** Exercise goal **
Copy nothing but the text: reproduce each line of the listing exactly and leave the pictures out.
== == ==
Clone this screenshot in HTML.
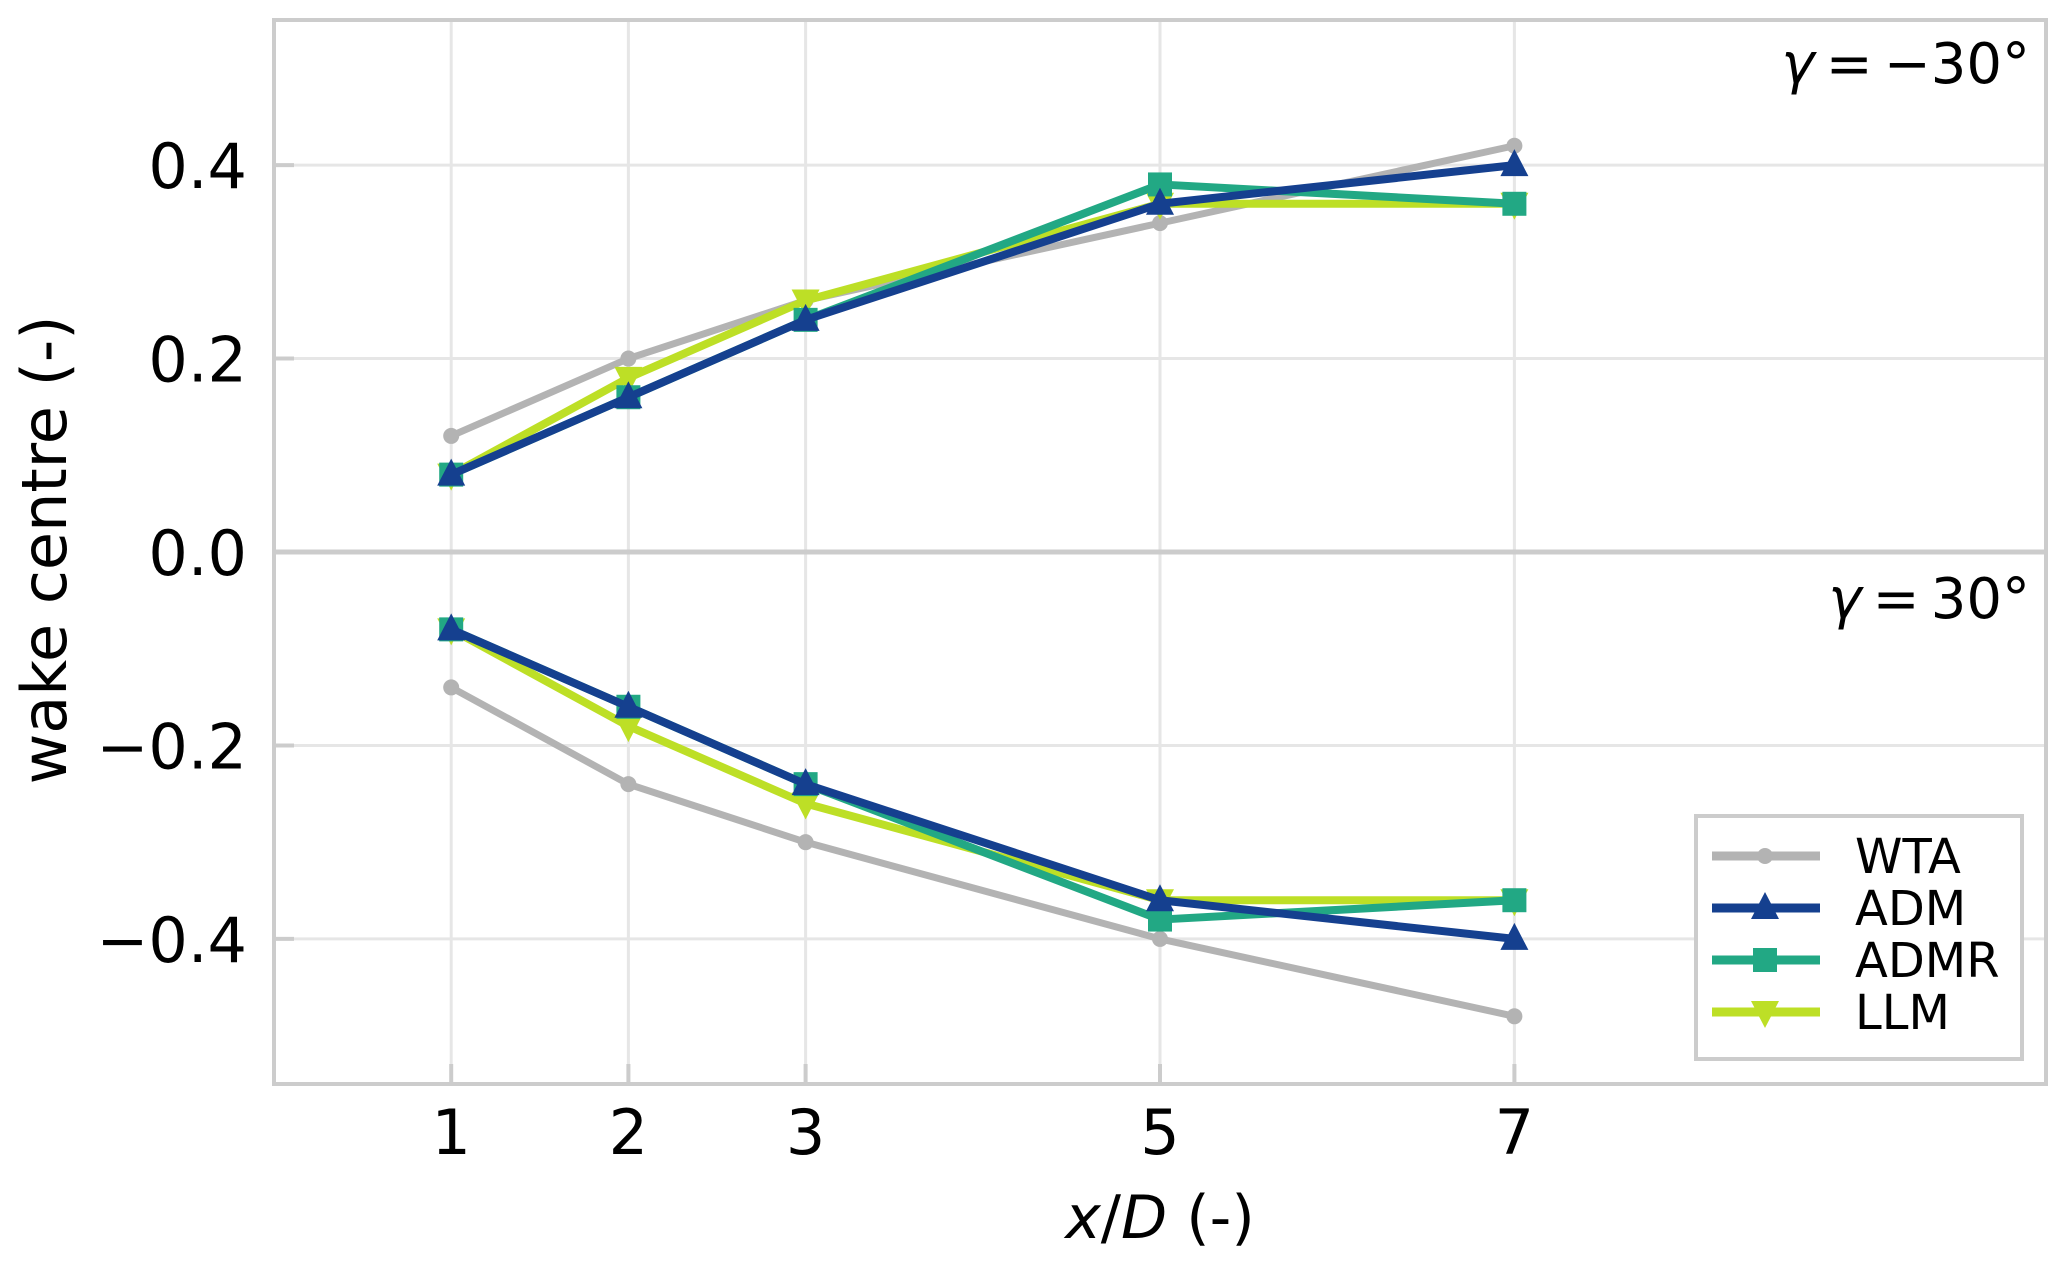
<!DOCTYPE html>
<html><head><meta charset="utf-8"><style>
html,body{margin:0;padding:0;background:#fff;}
svg{display:block;font-family:"DejaVu Sans","Liberation Sans",sans-serif;}
</style></head><body>
<svg id="chart" width="2067" height="1264" viewBox="0 0 2067 1264" xmlns="http://www.w3.org/2000/svg">
<g id="grid"></g>
<g id="series"></g>
<g id="axes"></g>
<text x="2030" y="83" font-size="56" text-anchor="end"><tspan font-style="italic">γ</tspan>&#8201;=&#8201;−30°</text>
<text x="2030" y="618" font-size="56" text-anchor="end"><tspan font-style="italic">γ</tspan>&#8201;=&#8201;30°</text>
<text x="1160" y="1238" font-size="60" text-anchor="middle"><tspan font-style="italic">x</tspan>/<tspan font-style="italic">D</tspan> (-)</text>
<text transform="translate(66,550) rotate(-90)" font-size="62" text-anchor="middle">wake centre (-)</text>
<g id="legend"></g>
</svg>
<script>
const xCats = [1, 2, 3, 5, 7];
const xTicks = [1, 2, 3, 5, 7];
const yTicks = [-0.4, -0.2, 0.0, 0.2, 0.4];
const yTickLabels = ["−0.4", "−0.2", "0.0", "0.2", "0.4"];
const wtaTop = [0.12, 0.20, 0.26, 0.34, 0.42];
const wtaBot = [-0.14, -0.24, -0.30, -0.40, -0.48];
const admTop = [0.08, 0.16, 0.24, 0.36, 0.40];
const admBot = [-0.08, -0.16, -0.24, -0.36, -0.40];
const admrTop = [0.08, 0.16, 0.24, 0.38, 0.36];
const admrBot = [-0.08, -0.16, -0.24, -0.38, -0.36];
const llmTop = [0.08, 0.18, 0.26, 0.36, 0.36];
const llmBot = [-0.08, -0.18, -0.26, -0.36, -0.36];
const seriesNames = ["WTA", "ADM", "ADMR", "LLM"];

const NS = "http://www.w3.org/2000/svg";
const L = 274, R = 2046, T = 20, B = 1084;
const xMin = 0, xMax = 10, yMin = -0.55, yMax = 0.55;
function sx(v){ return L + (v - xMin) / (xMax - xMin) * (R - L); }
function sy(v){ return B - (v - yMin) / (yMax - yMin) * (B - T); }
function mk(tag, attrs, parent){ const e = document.createElementNS(NS, tag); for (const k in attrs) e.setAttribute(k, attrs[k]); parent.appendChild(e); return e; }

const grid = document.getElementById('grid');
xTicks.forEach(t => {
  const g = mk('line', {x1: sx(t), x2: sx(t), y1: T, y2: B, stroke: '#e6e6e6', 'stroke-width': 3}, grid);
  
  
});
yTicks.forEach(t => {
  const g = mk('line', {x1: L, x2: R, y1: sy(t), y2: sy(t), stroke: t === 0 ? '#cccccc' : '#e6e6e6', 'stroke-width': t === 0 ? 5 : 3}, grid);
  
  
});

const axes = document.getElementById('axes');
const frame = mk('rect', {x: L, y: T, width: R - L, height: B - T, fill: 'none', stroke: '#cccccc', 'stroke-width': 4}, axes);


xTicks.forEach(t => {
  const tx = mk('text', {x: sx(t), y: 1154, 'font-size': 62, 'text-anchor': 'middle'}, axes);
  tx.textContent = String(t);
  
  
  const tk = mk('line', {x1: sx(t), x2: sx(t), y1: B, y2: B - 20, stroke: '#cccccc', 'stroke-width': 4}, axes);
  
  
});
yTicks.forEach((t, i) => {
  const tx = mk('text', {x: 247, y: sy(t) + 23, 'font-size': 62, 'text-anchor': 'end'}, axes);
  tx.textContent = yTickLabels[i];
  
  
  const tk = mk('line', {x1: L, x2: L + 20, y1: sy(t), y2: sy(t), stroke: '#cccccc', 'stroke-width': 4}, axes);
  
  
});

function marker(type, cx, cy, color, parent){
  let e;
  if (type === 'circle') e = mk('circle', {cx: cx, cy: cy, r: 8, fill: color}, parent);
  else if (type === 'square') e = mk('rect', {x: cx - 12, y: cy - 12, width: 24, height: 24, fill: color}, parent);
  else if (type === 'tri') e = mk('polygon', {points: `${cx},${cy-16} ${cx+14},${cy+11} ${cx-14},${cy+11}`, fill: color}, parent);
  else e = mk('polygon', {points: `${cx},${cy+16} ${cx+14},${cy-11} ${cx-14},${cy-11}`, fill: color}, parent);
  return e;
}
const seriesG = document.getElementById('series');
const defs = [
  {name: 'wta', color: '#b3b3b3', w: 7, m: 'circle', top: wtaTop, bot: wtaBot},
  {name: 'llm', color: '#bddf26', w: 8, m: 'dtri', top: llmTop, bot: llmBot},
  {name: 'admr', color: '#22a884', w: 8, m: 'square', top: admrTop, bot: admrBot},
  {name: 'adm', color: '#15408f', w: 8, m: 'tri', top: admTop, bot: admBot}
];
defs.forEach(d => {
  [['top', d.top], ['bottom', d.bot]].forEach(([part, vals]) => {
    const pts = xCats.map((x, i) => sx(x) + ',' + sy(vals[i])).join(' ');
    const pl = mk('polyline', {points: pts, fill: 'none', stroke: d.color, 'stroke-width': d.w, 'stroke-linejoin': 'round'}, seriesG);
    
    
    xCats.forEach((x, i) => {
      const m = marker(d.m, sx(x), sy(vals[i]), d.color, seriesG);
      
      
    });
  });
});

const leg = document.getElementById('legend');
const lb = mk('rect', {x: 1696, y: 816, width: 326, height: 243, fill: '#fff', stroke: '#cccccc', 'stroke-width': 4}, leg);


const legOrder = [defs[0], defs[3], defs[2], defs[1]];
legOrder.forEach((d, i) => {
  const cy = 856 + i * 52;
  const ln = mk('line', {x1: 1712, x2: 1820, y1: cy, y2: cy, stroke: d.color, 'stroke-width': 9}, leg);
  
  
  const m = marker(d.m, 1765, cy, d.color, leg);
  
  
  const t = mk('text', {x: 1855, y: cy + 17, 'font-size': 48}, leg);
  t.textContent = seriesNames[i];
  
  
});
</script>
</body></html>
== == ==
** The reply **
Clone this screenshot in HTML.
<!DOCTYPE html>
<html><head><meta charset="utf-8"><style>
html,body{margin:0;padding:0;background:#fff;}
svg{display:block;font-family:"DejaVu Sans","Liberation Sans",sans-serif;}
</style></head><body>
<svg id="chart" width="2067" height="1264" viewBox="0 0 2067 1264" xmlns="http://www.w3.org/2000/svg">
<g id="grid"></g>
<g id="series"></g>
<g id="axes"></g>
<text x="2030" y="83" font-size="56" text-anchor="end"><tspan font-style="italic">γ</tspan>&#8201;=&#8201;−30°</text>
<text x="2030" y="618" font-size="56" text-anchor="end"><tspan font-style="italic">γ</tspan>&#8201;=&#8201;30°</text>
<text x="1160" y="1238" font-size="60" text-anchor="middle"><tspan font-style="italic">x</tspan>/<tspan font-style="italic">D</tspan> (-)</text>
<text transform="translate(66,550) rotate(-90)" font-size="62" text-anchor="middle">wake centre (-)</text>
<g id="legend"></g>
</svg>
<script>
const xCats = [1, 2, 3, 5, 7];
const xTicks = [1, 2, 3, 5, 7];
const yTicks = [-0.4, -0.2, 0.0, 0.2, 0.4];
const yTickLabels = ["−0.4", "−0.2", "0.0", "0.2", "0.4"];
const wtaTop = [0.12, 0.20, 0.26, 0.34, 0.42];
const wtaBot = [-0.14, -0.24, -0.30, -0.40, -0.48];
const admTop = [0.08, 0.16, 0.24, 0.36, 0.40];
const admBot = [-0.08, -0.16, -0.24, -0.36, -0.40];
const admrTop = [0.08, 0.16, 0.24, 0.38, 0.36];
const admrBot = [-0.08, -0.16, -0.24, -0.38, -0.36];
const llmTop = [0.08, 0.18, 0.26, 0.36, 0.36];
const llmBot = [-0.08, -0.18, -0.26, -0.36, -0.36];
const seriesNames = ["WTA", "ADM", "ADMR", "LLM"];

const NS = "http://www.w3.org/2000/svg";
const L = 274, R = 2046, T = 20, B = 1084;
const xMin = 0, xMax = 10, yMin = -0.55, yMax = 0.55;
function sx(v){ return L + (v - xMin) / (xMax - xMin) * (R - L); }
function sy(v){ return B - (v - yMin) / (yMax - yMin) * (B - T); }
function mk(tag, attrs, parent){ const e = document.createElementNS(NS, tag); for (const k in attrs) e.setAttribute(k, attrs[k]); parent.appendChild(e); return e; }

const grid = document.getElementById('grid');
xTicks.forEach(t => {
  const g = mk('line', {x1: sx(t), x2: sx(t), y1: T, y2: B, stroke: '#e6e6e6', 'stroke-width': 3}, grid);
  
  
});
yTicks.forEach(t => {
  const g = mk('line', {x1: L, x2: R, y1: sy(t), y2: sy(t), stroke: t === 0 ? '#cccccc' : '#e6e6e6', 'stroke-width': t === 0 ? 5 : 3}, grid);
  
  
});

const axes = document.getElementById('axes');
const frame = mk('rect', {x: L, y: T, width: R - L, height: B - T, fill: 'none', stroke: '#cccccc', 'stroke-width': 4}, axes);


xTicks.forEach(t => {
  const tx = mk('text', {x: sx(t), y: 1154, 'font-size': 62, 'text-anchor': 'middle'}, axes);
  tx.textContent = String(t);
  
  
  const tk = mk('line', {x1: sx(t), x2: sx(t), y1: B, y2: B - 20, stroke: '#cccccc', 'stroke-width': 4}, axes);
  
  
});
yTicks.forEach((t, i) => {
  const tx = mk('text', {x: 247, y: sy(t) + 23, 'font-size': 62, 'text-anchor': 'end'}, axes);
  tx.textContent = yTickLabels[i];
  
  
  const tk = mk('line', {x1: L, x2: L + 20, y1: sy(t), y2: sy(t), stroke: '#cccccc', 'stroke-width': 4}, axes);
  
  
});

function marker(type, cx, cy, color, parent){
  let e;
  if (type === 'circle') e = mk('circle', {cx: cx, cy: cy, r: 8, fill: color}, parent);
  else if (type === 'square') e = mk('rect', {x: cx - 12, y: cy - 12, width: 24, height: 24, fill: color}, parent);
  else if (type === 'tri') e = mk('polygon', {points: `${cx},${cy-16} ${cx+14},${cy+11} ${cx-14},${cy+11}`, fill: color}, parent);
  else e = mk('polygon', {points: `${cx},${cy+16} ${cx+14},${cy-11} ${cx-14},${cy-11}`, fill: color}, parent);
  return e;
}
const seriesG = document.getElementById('series');
const defs = [
  {name: 'wta', color: '#b3b3b3', w: 7, m: 'circle', top: wtaTop, bot: wtaBot},
  {name: 'llm', color: '#bddf26', w: 8, m: 'dtri', top: llmTop, bot: llmBot},
  {name: 'admr', color: '#22a884', w: 8, m: 'square', top: admrTop, bot: admrBot},
  {name: 'adm', color: '#15408f', w: 8, m: 'tri', top: admTop, bot: admBot}
];
defs.forEach(d => {
  [['top', d.top], ['bottom', d.bot]].forEach(([part, vals]) => {
    const pts = xCats.map((x, i) => sx(x) + ',' + sy(vals[i])).join(' ');
    const pl = mk('polyline', {points: pts, fill: 'none', stroke: d.color, 'stroke-width': d.w, 'stroke-linejoin': 'round'}, seriesG);
    
    
    xCats.forEach((x, i) => {
      const m = marker(d.m, sx(x), sy(vals[i]), d.color, seriesG);
      
      
    });
  });
});

const leg = document.getElementById('legend');
const lb = mk('rect', {x: 1696, y: 816, width: 326, height: 243, fill: '#fff', stroke: '#cccccc', 'stroke-width': 4}, leg);


const legOrder = [defs[0], defs[3], defs[2], defs[1]];
legOrder.forEach((d, i) => {
  const cy = 856 + i * 52;
  const ln = mk('line', {x1: 1712, x2: 1820, y1: cy, y2: cy, stroke: d.color, 'stroke-width': 9}, leg);
  
  
  const m = marker(d.m, 1765, cy, d.color, leg);
  
  
  const t = mk('text', {x: 1855, y: cy + 17, 'font-size': 48}, leg);
  t.textContent = seriesNames[i];
  
  
});
</script>
</body></html>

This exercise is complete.